The Valentino AI Controversy: When Luxury and Technology Collide
Luxury fashion house Valentino recently found itself at the center of a heated debate after releasing an advertisement featuring artificial intelligence to promote their new DeVain handbag. The Italian couture company collaborated with various artists, including a multi-disciplinary artist known as “Total Emotional Awareness,” to create visually striking content. One particularly surreal video showed models seemingly emerging from the designer handbag, while another segment featured the iconic Valentino logo transforming into human arms. What was intended as an innovative, boundary-pushing campaign instead sparked significant backlash from fashion enthusiasts and loyal customers, who criticized the approach as misaligned with the brand’s luxury positioning.
The response on social media was swift and brutal, with fashionistas expressing their disappointment in no uncertain terms. “Call me a hater, but this feels cheap and not on brand,” commented one critic, while another directly addressed the perceived mismatch: “AI does not match luxury and craftsmanship.” The sentiment was echoed throughout comments sections with phrases like “cheap, tacky AI mess” appearing frequently. Perhaps most cutting was the observation that “Advertising campaigns are an opportunity to put talented creatives center stage. AI in this instance is lazy at best.” These reactions reveal not just disapproval of the aesthetic result but a deeper concern about what AI represents in the context of luxury goods—a world built on the promise of human touch, exclusivity, and artisanal expertise.
Experts have offered insights into why the campaign missed its mark so dramatically. Dr. Rebecca Swift, senior vice president of creative at Getty Images, told the BBC that the negative response suggests people still view AI-generated content as “less valuable” than human-created work. “While people are excited by AI-generated content for personal use, they hold brands to a higher standard, especially expensive brands,” she explained. This points to an interesting dichotomy in how consumers interact with AI—finding it novel and entertaining in personal contexts, yet rejecting it when it appears in premium brand communications, even when the brand is completely transparent about its use of the technology.
Anne-Liese Prem, head of cultural insights and trends at creative digital agency Loop, delved deeper into the psychological underpinnings of this reaction. She explained that the issue isn’t necessarily the use of AI technology itself, but rather “the perception of what the technology replaces.” When artificial intelligence enters the visual identity of a high-end brand like Valentino, consumers worry that the company is prioritizing efficiency over artistry. “Even if the execution is creative, audiences often read it as cost-saving disguised as innovation,” Prem noted. This perception creates a fundamental disconnect with luxury brand values, which typically emphasize painstaking craftsmanship, attention to detail, and human creativity—precisely the elements that consumers fear AI might be replacing.

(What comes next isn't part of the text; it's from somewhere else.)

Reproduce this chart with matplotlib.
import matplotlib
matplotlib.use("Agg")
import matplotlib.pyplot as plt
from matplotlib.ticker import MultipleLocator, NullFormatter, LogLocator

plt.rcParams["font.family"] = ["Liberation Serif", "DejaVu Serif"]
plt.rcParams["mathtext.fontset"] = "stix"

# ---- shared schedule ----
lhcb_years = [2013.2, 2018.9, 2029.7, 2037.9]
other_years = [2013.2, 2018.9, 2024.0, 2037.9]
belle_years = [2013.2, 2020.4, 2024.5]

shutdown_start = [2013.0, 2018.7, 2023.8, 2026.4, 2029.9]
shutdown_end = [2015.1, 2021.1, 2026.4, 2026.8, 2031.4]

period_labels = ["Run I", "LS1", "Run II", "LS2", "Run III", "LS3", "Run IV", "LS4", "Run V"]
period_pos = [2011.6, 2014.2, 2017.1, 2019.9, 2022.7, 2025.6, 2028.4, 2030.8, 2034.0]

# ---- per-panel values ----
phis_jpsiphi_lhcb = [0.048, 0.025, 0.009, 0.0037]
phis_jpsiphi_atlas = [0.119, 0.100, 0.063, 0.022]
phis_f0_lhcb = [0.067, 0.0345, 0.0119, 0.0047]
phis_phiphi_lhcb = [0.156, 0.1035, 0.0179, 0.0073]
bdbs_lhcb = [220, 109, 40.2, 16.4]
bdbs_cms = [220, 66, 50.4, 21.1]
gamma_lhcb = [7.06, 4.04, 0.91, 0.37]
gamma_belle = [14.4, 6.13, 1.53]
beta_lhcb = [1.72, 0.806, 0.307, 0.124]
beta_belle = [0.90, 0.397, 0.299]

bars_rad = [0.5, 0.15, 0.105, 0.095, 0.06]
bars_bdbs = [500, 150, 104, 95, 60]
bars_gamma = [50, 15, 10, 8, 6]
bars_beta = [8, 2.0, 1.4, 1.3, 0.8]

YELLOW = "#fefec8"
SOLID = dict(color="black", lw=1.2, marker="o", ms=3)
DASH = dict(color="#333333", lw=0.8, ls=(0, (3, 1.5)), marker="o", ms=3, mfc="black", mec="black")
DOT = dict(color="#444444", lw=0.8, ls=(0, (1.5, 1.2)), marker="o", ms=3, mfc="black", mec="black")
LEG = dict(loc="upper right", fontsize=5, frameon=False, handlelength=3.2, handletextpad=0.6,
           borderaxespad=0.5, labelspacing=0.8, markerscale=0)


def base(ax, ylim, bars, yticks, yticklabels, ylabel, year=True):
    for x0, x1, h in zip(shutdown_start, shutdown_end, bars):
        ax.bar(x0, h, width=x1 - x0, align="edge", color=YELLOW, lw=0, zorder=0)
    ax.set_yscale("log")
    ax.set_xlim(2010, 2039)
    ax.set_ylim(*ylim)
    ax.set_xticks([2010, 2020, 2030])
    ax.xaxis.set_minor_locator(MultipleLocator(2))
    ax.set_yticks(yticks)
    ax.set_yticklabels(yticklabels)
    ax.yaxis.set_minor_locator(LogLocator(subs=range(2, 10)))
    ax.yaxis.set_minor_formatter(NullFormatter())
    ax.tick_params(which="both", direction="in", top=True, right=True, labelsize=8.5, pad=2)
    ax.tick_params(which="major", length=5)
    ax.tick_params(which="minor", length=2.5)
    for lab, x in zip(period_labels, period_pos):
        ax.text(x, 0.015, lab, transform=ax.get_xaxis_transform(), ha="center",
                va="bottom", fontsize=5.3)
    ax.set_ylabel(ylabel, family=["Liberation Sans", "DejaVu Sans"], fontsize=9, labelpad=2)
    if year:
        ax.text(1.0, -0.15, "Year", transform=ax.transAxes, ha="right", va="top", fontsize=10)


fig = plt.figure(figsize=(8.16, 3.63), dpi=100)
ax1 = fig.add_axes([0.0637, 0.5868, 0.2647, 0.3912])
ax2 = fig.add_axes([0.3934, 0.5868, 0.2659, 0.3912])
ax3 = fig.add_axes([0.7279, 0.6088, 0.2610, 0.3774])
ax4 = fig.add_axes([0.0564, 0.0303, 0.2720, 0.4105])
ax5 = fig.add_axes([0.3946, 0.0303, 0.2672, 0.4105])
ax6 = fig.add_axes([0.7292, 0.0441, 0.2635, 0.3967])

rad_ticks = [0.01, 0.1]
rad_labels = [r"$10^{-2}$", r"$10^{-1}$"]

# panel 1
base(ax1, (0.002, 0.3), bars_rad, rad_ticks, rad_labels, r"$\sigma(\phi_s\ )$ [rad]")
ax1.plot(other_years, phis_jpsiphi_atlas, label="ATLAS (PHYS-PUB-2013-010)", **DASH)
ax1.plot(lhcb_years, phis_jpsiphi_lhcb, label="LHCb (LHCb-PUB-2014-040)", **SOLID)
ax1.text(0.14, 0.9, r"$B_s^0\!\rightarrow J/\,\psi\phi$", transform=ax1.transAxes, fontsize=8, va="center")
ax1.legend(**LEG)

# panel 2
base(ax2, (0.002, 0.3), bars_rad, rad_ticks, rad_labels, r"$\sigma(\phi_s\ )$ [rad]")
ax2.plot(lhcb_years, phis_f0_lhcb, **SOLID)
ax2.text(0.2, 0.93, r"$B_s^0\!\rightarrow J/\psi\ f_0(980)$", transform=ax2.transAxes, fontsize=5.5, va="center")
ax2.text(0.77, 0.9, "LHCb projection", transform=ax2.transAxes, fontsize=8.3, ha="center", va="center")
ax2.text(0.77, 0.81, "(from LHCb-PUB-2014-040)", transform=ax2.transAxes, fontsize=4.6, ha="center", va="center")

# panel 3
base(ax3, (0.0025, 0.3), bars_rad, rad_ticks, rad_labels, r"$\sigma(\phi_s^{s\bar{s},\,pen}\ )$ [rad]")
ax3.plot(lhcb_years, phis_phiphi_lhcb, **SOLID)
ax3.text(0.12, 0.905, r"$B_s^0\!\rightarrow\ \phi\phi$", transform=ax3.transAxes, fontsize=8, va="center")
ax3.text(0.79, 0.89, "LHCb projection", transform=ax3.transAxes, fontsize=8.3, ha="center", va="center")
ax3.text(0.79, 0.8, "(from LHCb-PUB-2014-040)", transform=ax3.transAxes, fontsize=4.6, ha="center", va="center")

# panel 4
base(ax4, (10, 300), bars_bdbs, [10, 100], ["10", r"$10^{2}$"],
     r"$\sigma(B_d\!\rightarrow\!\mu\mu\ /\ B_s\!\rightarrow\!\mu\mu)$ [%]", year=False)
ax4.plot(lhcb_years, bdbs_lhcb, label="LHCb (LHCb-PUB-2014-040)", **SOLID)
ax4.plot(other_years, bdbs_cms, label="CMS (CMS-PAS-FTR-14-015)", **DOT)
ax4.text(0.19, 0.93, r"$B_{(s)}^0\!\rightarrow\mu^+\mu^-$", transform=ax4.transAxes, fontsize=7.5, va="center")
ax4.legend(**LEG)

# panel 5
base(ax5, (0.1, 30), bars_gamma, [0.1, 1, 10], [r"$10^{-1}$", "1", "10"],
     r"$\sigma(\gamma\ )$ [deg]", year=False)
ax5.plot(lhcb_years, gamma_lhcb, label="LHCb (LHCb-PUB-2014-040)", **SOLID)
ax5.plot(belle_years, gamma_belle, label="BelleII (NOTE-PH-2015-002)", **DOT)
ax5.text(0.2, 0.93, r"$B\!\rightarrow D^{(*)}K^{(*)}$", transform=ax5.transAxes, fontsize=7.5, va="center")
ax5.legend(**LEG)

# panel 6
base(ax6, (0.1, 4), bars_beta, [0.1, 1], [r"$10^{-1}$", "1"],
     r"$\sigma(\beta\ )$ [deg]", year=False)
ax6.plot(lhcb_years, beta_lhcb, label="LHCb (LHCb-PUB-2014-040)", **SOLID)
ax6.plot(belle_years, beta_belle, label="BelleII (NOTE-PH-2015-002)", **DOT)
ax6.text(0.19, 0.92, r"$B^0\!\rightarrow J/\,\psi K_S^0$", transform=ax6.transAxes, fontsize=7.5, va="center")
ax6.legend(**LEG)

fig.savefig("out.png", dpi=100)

The controversy highlights a pivotal moment in the relationship between luxury brands and emerging technologies. Valentino’s approach of being transparent about their use of AI was strategically sound in principle, but the execution revealed what Prem called “a deeper cultural tension.” Luxury has always been defined by its human elements—the designer’s vision, the skilled artisan’s hand, the personal relationship between brand and client. When a technology perceived as mechanical and algorithmic enters this deeply human space, it can create cognitive dissonance for consumers who associate luxury with authenticity and personal connection. As Prem succinctly put it: “Without a strong emotional idea behind it, generative AI can make luxury feel less human at a moment when people want human presence more than ever.”
This incident serves as a cautionary tale for luxury brands navigating the integration of new technologies into their marketing and creative processes. While innovation is essential for staying relevant, the Valentino controversy demonstrates that brands must be exceptionally thoughtful about how and where they deploy AI. The negative reaction wasn’t simply aesthetic criticism but a deeper statement about values—a reminder that in luxury marketing, the means of creation matter as much as the end result. As technology continues to evolve, luxury brands face the complex challenge of embracing innovation while maintaining the human touch that has defined them for generations. Valentino’s experience suggests that when it comes to luxury, consumers aren’t just buying products but investing in human creativity, craftsmanship, and connection—elements that, for now at least, they don’t believe AI can authentically replicate or replace.